Elevée sur les bords de Loire, non loin de Chaumont, Christine Noiville est juriste, directrice de recherche au CNRS. Spécialiste des liens entre droit et évolutions scientifiques, elle est l’auteur de nombreux ouvrages et articles sur le risque, le principe de précauation, la génétique, les OGM ou encore l’expertise scientifique. Elle dirige un centre de recherche à la Sorbonne et préside le Comité économique, éthique et social du Haut Conseil des biotechnologies, instance qui conseille le Gouvernement français en matière de biotechnologies. Dans ses autres vies, elle a trois passions : les voyages, la peinture (elle a illustré plusieurs livres pour enfants chez Actes Sud) et le jardin, bien sûr. Aussi loin qu’elle s’en souvienne, son enfance a été bercée par l’amour de ses parents pour les plantes, sauvages ou cultivées. Son jardin à elle est à Varengeville-sur-mer, en pays de Caux, où se situent certains des plus beaux jardins de France ainsi que la collection mondiale d’hydrangeas. C’est là qu’elle taille, bine, bouture, plante, troque et s’oxygène l’esprit.

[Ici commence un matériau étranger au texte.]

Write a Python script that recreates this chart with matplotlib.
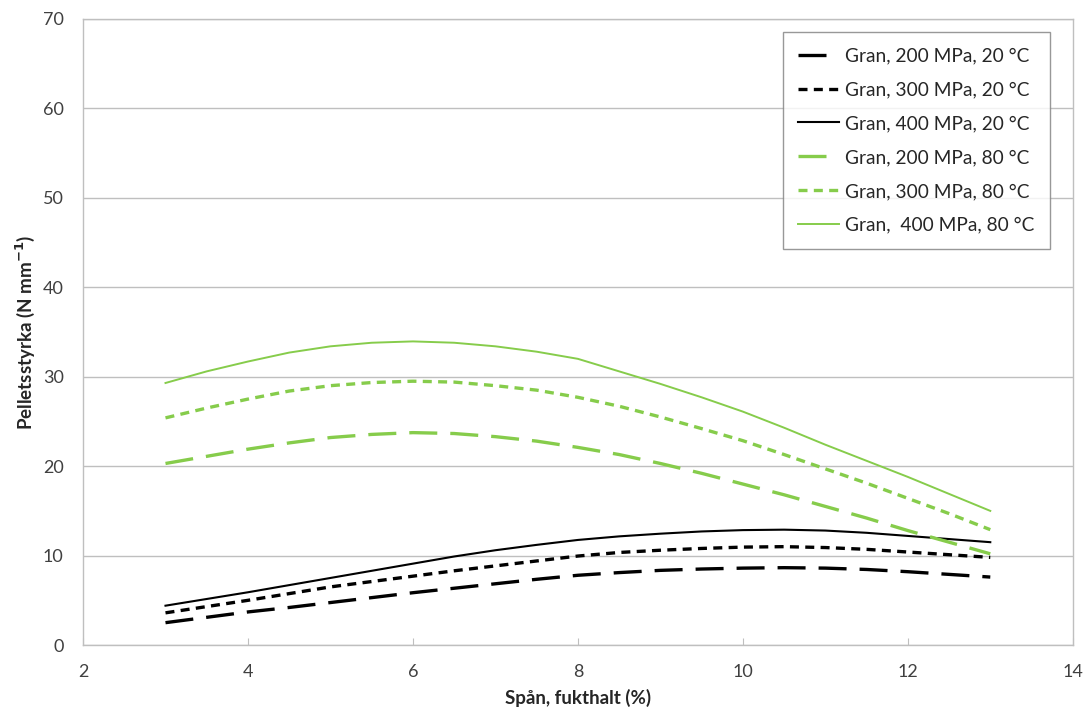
import matplotlib
matplotlib.use("Agg")
import matplotlib.pyplot as plt

plt.rcParams['font.family'] = ['Lato', 'DejaVu Sans']

# fukthalt (%)
fukthalt = [3, 3.5, 4, 4.5, 5, 5.5, 6, 6.5, 7, 7.5, 8, 8.5, 9, 9.5, 10, 10.5, 11, 11.5, 12, 12.5, 13]

# pelletsstyrka, 20 °C
gran_200_20 = [2.5, 3.1, 3.7, 4.2, 4.75, 5.3, 5.85, 6.35, 6.85, 7.35, 7.8, 8.1, 8.35, 8.5, 8.6, 8.65, 8.6, 8.45, 8.2, 7.9, 7.6]
gran_300_20 = [3.6, 4.3, 5.0, 5.75, 6.5, 7.1, 7.7, 8.3, 8.85, 9.4, 9.95, 10.35, 10.6, 10.8, 10.95, 11.0, 10.9, 10.7, 10.4, 10.1, 9.8]
gran_400_20 = [4.4, 5.15, 5.9, 6.7, 7.5, 8.3, 9.1, 9.9, 10.6, 11.2, 11.75, 12.15, 12.45, 12.7, 12.85, 12.9, 12.8, 12.55, 12.2, 11.85, 11.5]

# pelletsstyrka, 80 °C
gran_200_80 = [20.3, 21.1, 21.9, 22.6, 23.2, 23.55, 23.75, 23.65, 23.3, 22.8, 22.1, 21.3, 20.3, 19.2, 18.0, 16.8, 15.5, 14.2, 12.8, 11.5, 10.2]
gran_300_80 = [25.4, 26.5, 27.5, 28.4, 29.0, 29.35, 29.5, 29.4, 29.0, 28.5, 27.7, 26.7, 25.5, 24.2, 22.85, 21.3, 19.7, 18.1, 16.4, 14.7, 12.9]
gran_400_80 = [29.3, 30.6, 31.7, 32.7, 33.4, 33.8, 33.95, 33.8, 33.4, 32.8, 32.0, 30.6, 29.2, 27.7, 26.1, 24.3, 22.4, 20.6, 18.8, 16.9, 15.0]

etiketter = ["Gran, 200 MPa, 20 °C", "Gran, 300 MPa, 20 °C", "Gran, 400 MPa, 20 °C",
             "Gran, 200 MPa, 80 °C", "Gran, 300 MPa, 80 °C", "Gran,  400 MPa, 80 °C"]

gron = '#86CC4B'
lang = (8.4, 3.9)
kort = (2.7, 1.9)

fig = plt.figure(figsize=(10.88, 7.22), dpi=100)
ax = fig.add_axes([0.0763, 0.1066, 0.9097, 0.8671])

ax.plot(fukthalt, gran_200_20, color='black', lw=2.4, dashes=lang, label=etiketter[0])
ax.plot(fukthalt, gran_300_20, color='black', lw=2.4, dashes=kort, label=etiketter[1])
ax.plot(fukthalt, gran_400_20, color='black', lw=1.5, label=etiketter[2])
ax.plot(fukthalt, gran_200_80, color=gron, lw=2.4, dashes=lang, label=etiketter[3])
ax.plot(fukthalt, gran_300_80, color=gron, lw=2.4, dashes=kort, label=etiketter[4])
ax.plot(fukthalt, gran_400_80, color=gron, lw=1.4, label=etiketter[5])

ax.set_xlim(2, 14)
ax.set_ylim(0, 70)
ax.set_xticks(range(2, 15, 2))
ax.set_yticks(range(0, 71, 10))
ax.grid(axis='y', color='#BFBFBF', lw=1)
ax.set_axisbelow(True)
for s in ax.spines.values():
    s.set_color('#BFBFBF')
    s.set_linewidth(1)
ax.tick_params(axis='x', direction='in', length=5, color='#BFBFBF', pad=14, labelsize=13, labelcolor='#404040')
ax.tick_params(axis='y', length=0, pad=14, labelsize=13, labelcolor='#404040')

ax.set_xlabel("Spån, fukthalt (%)", fontsize=13.5, fontweight='bold', color='#262626', labelpad=6)
ax.set_ylabel("Pelletsstyrka (N mm$^{\\mathbf{-1}}$)", fontsize=13.5, fontweight='bold', color='#262626', labelpad=4)

leg = ax.legend(loc='upper right', bbox_to_anchor=(0.977, 0.979), fontsize=13.8, frameon=True,
                fancybox=False, edgecolor='#7F7F7F', handlelength=2.1, labelspacing=0.88,
                borderpad=0.8, handletextpad=0.35, borderaxespad=0)
leg.get_frame().set_linewidth(1)
for t in leg.get_texts():
    t.set_color('#262626')

fig.savefig('out.png', dpi=100)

Jasmina Davies qui est née et a grandi en France partage désormais son temps avec sa famille entre Paris et le plateau de Laikipia dans le nord du Kenya. Jasmina a étudié l'horticulture à l'université d'Hadlow en Grande-Bretagne avant d'obtenir une licence de paysagiste à l'université de Greenwich de Londres. A la suite d'un projet de ré-urbanisation à Moscou, elle a travaillé à Londres pour la célèbre paysagiste britannique Arabella Lennox-Boyd puis chez Mitchell’s & Associates à Dublin. Depuis, elle a régulièrement travaillé sur des projets aussi variés que la restauration de jardins historiques pour des châteaux en Europe, l'aménagement paysagé d'hôtels de luxe dans la savane africaine ou de terrasses modernes en ville. Depuis sa première collaboration avec Pierre-Alexandre Risser pour Elle Decoration à L'Art du Jardin à Paris en 1992, elle a réalisé différents jardins pour L’Art du Jardin, Jardins Jardins et La Fête des Plantes du Domaine de Courson.
Patrick Lamarque est attentif aux formes, au construit, à la lumière. La question du signe et celle de l’espace public l’ont nourri dans le va et vient des voyages. À travers une vingtaine d’essais sur l’art contemporain et la philosophie, il est polisseur de mots dans les interstices d’une carrière qui le conduit à l’ENA, puis à différentes fonctions au cœur de l’État. L’image et le graphisme, le discours du vide et du plein le mobilisent. Avec les commissariats d’exposition, qu’il multiplie, il entretien une relation charnelle à certaines œuvres qui lui constituent un fond mental longuement partagé avec la femme qui l’accompagne dans la vie. Le design représente un autre rameau de ses curiosités, traduit par une série de commandes à divers créateurs de premier plan. Il expérimente la photographie, au tournant des années quatre-vingt-dix, l’appareil toujours prêt au départ. Un appareil dont il a condamné le flash par goût des ombres. Ces derniers temps, il recherche partout dans le monde des arbres singuliers, vieux sages dont il écoute la voix profonde. Leurs conseils l’aident jusque dans ses activités professionnelles de coach et dans l’écriture, qu’il exerce chaque fois que le temps l’autorise, au cœur de la ville, dans un jardin dessiné et réalisé par Vincent Dupont-Rougier.